Stored data:
____
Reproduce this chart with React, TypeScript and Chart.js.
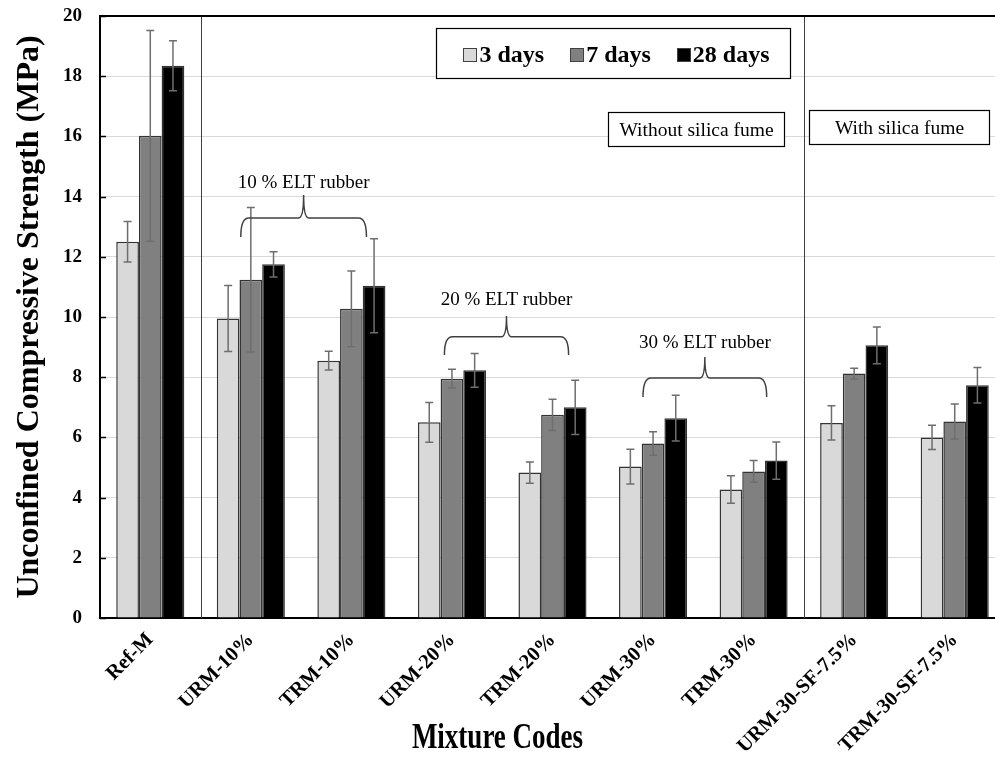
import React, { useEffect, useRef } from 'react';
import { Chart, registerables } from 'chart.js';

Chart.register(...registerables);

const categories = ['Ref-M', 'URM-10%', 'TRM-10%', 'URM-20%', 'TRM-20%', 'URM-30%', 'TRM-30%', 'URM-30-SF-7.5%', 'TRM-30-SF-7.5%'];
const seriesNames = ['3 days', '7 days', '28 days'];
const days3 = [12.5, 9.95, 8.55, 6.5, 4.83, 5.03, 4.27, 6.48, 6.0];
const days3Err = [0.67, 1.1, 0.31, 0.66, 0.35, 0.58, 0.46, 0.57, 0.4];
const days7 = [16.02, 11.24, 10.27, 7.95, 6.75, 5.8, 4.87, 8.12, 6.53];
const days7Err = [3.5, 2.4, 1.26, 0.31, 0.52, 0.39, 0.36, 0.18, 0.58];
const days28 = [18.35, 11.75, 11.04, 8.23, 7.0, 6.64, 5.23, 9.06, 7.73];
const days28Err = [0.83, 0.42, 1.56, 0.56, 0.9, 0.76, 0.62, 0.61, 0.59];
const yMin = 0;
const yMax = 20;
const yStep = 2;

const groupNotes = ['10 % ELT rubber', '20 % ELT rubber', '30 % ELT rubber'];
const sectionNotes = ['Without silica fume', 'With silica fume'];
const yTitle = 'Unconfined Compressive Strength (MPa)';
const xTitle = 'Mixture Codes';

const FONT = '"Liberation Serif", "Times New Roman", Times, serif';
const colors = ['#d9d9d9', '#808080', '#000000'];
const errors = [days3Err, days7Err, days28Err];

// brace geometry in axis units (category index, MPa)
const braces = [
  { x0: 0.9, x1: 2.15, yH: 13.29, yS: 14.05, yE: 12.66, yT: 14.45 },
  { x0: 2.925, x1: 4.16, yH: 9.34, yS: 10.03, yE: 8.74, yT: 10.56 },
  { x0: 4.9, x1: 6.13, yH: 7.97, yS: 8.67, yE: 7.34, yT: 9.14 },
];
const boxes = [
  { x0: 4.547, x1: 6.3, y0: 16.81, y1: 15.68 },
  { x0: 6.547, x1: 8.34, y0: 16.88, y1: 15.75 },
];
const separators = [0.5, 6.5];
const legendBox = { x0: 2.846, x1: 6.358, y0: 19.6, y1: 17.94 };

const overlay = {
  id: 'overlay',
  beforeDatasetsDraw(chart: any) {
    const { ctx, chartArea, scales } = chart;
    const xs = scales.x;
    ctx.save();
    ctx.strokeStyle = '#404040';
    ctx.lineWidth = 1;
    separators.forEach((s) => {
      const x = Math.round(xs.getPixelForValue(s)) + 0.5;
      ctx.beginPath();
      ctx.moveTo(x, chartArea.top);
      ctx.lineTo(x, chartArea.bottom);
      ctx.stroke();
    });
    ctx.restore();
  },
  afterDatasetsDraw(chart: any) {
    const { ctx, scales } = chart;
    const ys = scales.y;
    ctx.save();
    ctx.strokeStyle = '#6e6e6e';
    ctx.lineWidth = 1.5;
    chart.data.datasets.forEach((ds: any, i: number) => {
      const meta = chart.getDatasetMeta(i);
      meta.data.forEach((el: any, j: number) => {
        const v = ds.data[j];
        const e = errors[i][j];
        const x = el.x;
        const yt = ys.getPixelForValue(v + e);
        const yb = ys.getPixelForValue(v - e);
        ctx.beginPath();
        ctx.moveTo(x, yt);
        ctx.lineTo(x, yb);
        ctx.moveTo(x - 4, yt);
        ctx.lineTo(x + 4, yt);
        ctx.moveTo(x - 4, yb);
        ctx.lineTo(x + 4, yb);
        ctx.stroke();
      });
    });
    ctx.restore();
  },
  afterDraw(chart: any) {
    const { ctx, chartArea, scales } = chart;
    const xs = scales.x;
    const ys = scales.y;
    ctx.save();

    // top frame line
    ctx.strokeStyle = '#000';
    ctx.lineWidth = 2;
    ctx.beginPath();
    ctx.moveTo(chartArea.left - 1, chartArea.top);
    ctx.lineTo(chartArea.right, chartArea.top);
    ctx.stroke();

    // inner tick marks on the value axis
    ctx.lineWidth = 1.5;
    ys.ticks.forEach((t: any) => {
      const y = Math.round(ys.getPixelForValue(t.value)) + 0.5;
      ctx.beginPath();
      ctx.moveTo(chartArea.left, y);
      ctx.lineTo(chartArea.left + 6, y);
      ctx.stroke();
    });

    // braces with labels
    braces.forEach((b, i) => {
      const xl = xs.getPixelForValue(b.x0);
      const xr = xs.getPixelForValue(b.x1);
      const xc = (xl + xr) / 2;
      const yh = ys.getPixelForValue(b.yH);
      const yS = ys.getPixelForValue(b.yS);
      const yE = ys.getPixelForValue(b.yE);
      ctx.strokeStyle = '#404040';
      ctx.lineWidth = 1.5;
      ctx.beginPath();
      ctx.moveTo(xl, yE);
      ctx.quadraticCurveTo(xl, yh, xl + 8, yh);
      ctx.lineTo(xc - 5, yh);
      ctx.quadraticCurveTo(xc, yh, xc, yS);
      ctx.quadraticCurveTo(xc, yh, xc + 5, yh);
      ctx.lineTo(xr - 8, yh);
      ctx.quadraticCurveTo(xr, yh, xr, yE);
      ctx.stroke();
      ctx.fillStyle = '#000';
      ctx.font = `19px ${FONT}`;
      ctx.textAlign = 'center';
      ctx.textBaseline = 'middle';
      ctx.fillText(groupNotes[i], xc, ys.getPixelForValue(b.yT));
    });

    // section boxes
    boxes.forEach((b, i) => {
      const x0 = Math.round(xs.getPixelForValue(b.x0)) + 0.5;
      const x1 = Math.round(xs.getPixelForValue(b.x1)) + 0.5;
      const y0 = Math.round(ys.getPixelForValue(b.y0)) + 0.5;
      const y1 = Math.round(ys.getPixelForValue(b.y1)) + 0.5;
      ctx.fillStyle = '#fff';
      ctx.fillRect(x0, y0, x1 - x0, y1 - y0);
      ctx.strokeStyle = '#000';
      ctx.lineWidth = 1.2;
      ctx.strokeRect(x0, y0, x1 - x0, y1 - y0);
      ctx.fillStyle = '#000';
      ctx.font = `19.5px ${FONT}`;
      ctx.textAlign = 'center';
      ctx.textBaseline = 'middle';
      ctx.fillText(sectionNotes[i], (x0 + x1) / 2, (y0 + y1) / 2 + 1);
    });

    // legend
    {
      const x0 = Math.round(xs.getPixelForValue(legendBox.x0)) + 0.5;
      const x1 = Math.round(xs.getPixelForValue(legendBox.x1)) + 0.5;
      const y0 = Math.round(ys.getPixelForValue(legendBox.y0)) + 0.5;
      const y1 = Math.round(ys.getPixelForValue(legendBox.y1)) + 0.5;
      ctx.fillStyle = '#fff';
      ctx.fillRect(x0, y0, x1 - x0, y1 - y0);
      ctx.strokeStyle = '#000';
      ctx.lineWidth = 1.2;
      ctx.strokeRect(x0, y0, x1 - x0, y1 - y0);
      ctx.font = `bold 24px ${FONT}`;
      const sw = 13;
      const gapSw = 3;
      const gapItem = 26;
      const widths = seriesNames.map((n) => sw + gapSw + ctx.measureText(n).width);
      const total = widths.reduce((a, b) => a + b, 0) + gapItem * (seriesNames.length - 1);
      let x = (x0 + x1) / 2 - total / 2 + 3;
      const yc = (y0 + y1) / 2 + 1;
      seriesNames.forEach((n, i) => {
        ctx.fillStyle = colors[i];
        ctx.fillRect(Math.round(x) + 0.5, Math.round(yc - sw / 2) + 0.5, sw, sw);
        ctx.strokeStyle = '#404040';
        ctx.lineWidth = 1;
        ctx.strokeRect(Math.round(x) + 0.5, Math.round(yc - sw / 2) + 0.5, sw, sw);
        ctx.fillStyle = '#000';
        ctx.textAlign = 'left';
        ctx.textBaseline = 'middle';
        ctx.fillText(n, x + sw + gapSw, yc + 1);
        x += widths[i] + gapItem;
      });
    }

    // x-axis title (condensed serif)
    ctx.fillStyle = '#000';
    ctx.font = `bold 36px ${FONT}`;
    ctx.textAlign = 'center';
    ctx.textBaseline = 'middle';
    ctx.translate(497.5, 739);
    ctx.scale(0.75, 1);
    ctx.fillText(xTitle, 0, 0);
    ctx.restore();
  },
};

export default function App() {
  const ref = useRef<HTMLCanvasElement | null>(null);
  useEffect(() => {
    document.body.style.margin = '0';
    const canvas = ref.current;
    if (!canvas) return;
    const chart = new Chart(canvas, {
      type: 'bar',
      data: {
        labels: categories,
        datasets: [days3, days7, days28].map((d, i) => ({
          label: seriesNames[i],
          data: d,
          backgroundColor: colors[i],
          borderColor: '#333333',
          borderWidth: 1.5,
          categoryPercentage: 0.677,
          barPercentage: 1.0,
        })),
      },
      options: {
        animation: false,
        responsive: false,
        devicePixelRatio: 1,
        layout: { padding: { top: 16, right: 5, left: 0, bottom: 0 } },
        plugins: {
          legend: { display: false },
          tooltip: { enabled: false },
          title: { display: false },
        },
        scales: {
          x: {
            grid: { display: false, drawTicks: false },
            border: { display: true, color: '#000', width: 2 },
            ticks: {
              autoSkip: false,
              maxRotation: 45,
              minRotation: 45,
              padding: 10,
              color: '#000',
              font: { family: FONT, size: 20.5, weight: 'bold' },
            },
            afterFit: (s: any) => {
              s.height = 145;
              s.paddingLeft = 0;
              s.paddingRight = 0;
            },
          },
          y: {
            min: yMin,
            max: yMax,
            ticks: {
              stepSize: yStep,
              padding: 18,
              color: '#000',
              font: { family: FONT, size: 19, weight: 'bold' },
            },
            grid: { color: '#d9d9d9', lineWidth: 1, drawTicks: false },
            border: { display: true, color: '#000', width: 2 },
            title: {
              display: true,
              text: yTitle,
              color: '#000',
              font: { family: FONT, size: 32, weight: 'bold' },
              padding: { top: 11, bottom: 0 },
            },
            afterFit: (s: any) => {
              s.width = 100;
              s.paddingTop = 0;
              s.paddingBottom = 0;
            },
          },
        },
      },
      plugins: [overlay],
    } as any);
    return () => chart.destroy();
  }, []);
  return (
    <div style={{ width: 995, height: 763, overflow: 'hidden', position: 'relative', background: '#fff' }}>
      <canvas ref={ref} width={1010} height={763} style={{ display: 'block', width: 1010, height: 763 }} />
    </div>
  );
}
____
Given task:
Starting at the first line of the material, output exactly the lines up to and including the one with "Chart.register(...registerables);". Do not include the pictures.

Task answer:
Reproduce this chart with React, TypeScript and Chart.js.
import React, { useEffect, useRef } from 'react';
import { Chart, registerables } from 'chart.js';

Chart.register(...registerables);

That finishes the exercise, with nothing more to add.